When should I move from a simple spreadsheet to dedicated cap table software?
You should transition from a spreadsheet to dedicated cap table software as soon as you have more than one funding round, start issuing employee options with vesting schedules, or plan for your first institutional investment (Seed or Series A). While a simple Google Sheet might suffice for initial founder splits, it quickly becomes error-prone and insufficient for complex scenarios like convertible notes, multiple option grants, or future fundraising scenario modeling. Tools like Carta or Pulley automate calculations, provide audit trails, and are preferred by investors for due diligence, significantly streamlining the entire process and reducing legal costs in the long run.

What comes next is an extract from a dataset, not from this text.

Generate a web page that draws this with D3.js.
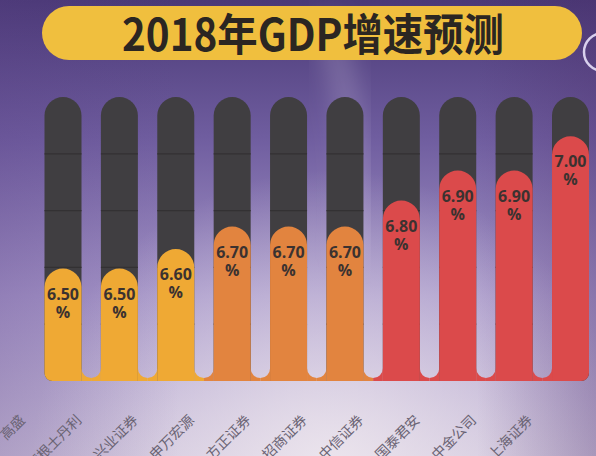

What’s the relationship between burn rate, runway, and dilution?
Burn rate is how quickly your company is spending its cash (expenses minus revenue). Runway is how many months you can operate before running out of cash (total cash / burn rate). These directly impact dilution because if your runway is short, you’ll be forced to raise money sooner, potentially at a lower valuation if you haven’t hit sufficient milestones. A lower valuation means you’ll need to give away a larger percentage of your company for the same amount of investment, leading to greater dilution. By managing your burn rate efficiently and extending your runway, you buy yourself more time to achieve significant milestones, which can then justify a higher valuation in your next funding round, thereby reducing founder dilution.
Conclusion
Managing your cap table isn’t just an administrative task; it’s a strategic imperative for any founder. It’s the bedrock of your company’s ownership structure, influencing everything from fundraising success to your ultimate financial outcome. Understanding dilution, knowing its mechanisms, and implementing smart strategies to mitigate its impact are crucial skills. By maintaining an accurate, transparent cap table, optimizing your valuation, managing your runway, and making informed decisions about equity issuance, you can navigate the complex world of startup finance with confidence, ensuring you retain enough ownership and control to steer your vision to success. Don’t let your cap table be an afterthought—make it a cornerstone of your growth strategy.